Wait until you hear about the laws in place that guarantee them access to water their fields no matter the drought. Nobody has heard of an unkempt golf course.
IMHO sport is a misnomer. “Game” seems more fitting to me.
I’m always interested in this take. By definition,.it’s clearly a sport.
How do you define sport and how does it not meet the definition? It’s a game of physical skill, mental concentration, and competition.
I have always viewed it as a sport involves and active defensive player and an overall greater level of physical movement
What about non-team sports, like running, cycling, surfing, skiing, etc. maybe there’s a defensive strategy but there’s no active defensive player.

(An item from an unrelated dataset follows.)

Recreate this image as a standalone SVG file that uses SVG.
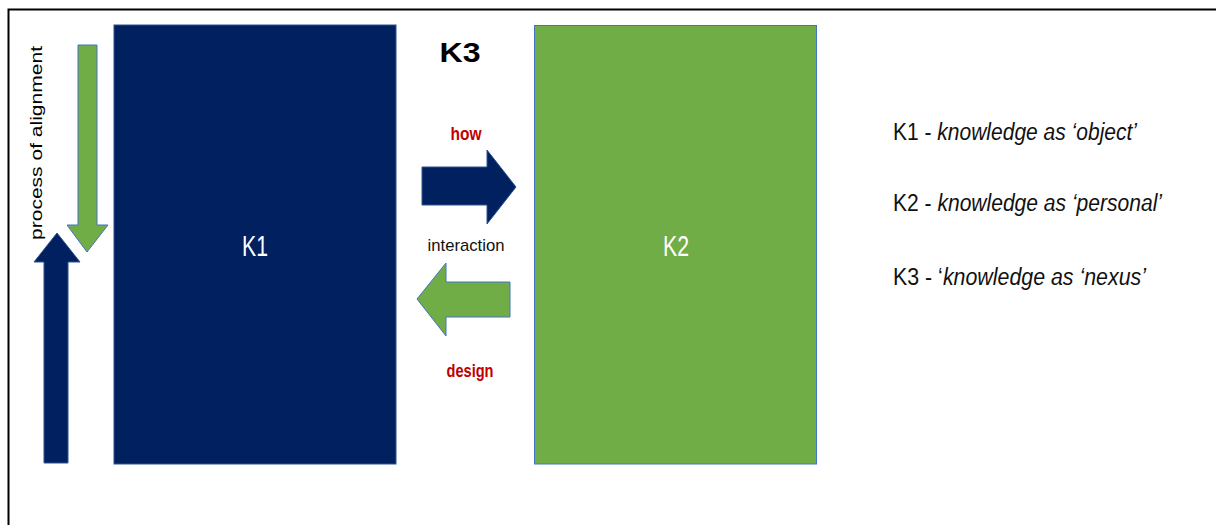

Are those also not sports?
Motorsports have no defensive player and do not involve much physical movement (unless you count the car’s movement).
Giving a cat a bath involves a defensive player (the cat) and significant physical movement (depends on the cat’s mood).
Fishing has entered the chat.
Definitely a defensive participant and an offensive participant, but way less physical activity like 90% of the time.
Where do you draw the line between sports and games? Are sports competitive where games are fun? Is poker a sport? Are video games capable of being sports? What could be done to golf that would make it a sport? Are all sports games if not all games are sports?
These are the questions that keep me up at night.
When I think of sport I think of anything where one sweats due to physical exertion.
Oh that just made him angry, I always added that no sport has the winner of a major tournament in their mid 40s.
I actually get exhausted playing golf - but that’s because I’m BAD at it. Apparently I put too much force into my swing. Every time I’ve tried to play I get told to relax and “let the club to the work”.
So they literally have these weighted sticks to reduce the amount of frickin effort required to hit the ball.
It’s not a sport. It’s an ANTI-sport. The less you try the better you’ll be.
Can you imagine if we had an Olympic running sport to see who the slowest runner was? That’s what golf is. Get the weakest, limpest, vitamin-defficient humans and see how accurately they can hit a tiny ball into a hole.
It was invented by the Scots as a joke against the English while they all go and compete in proper sports like caber tossing and hammer throwing.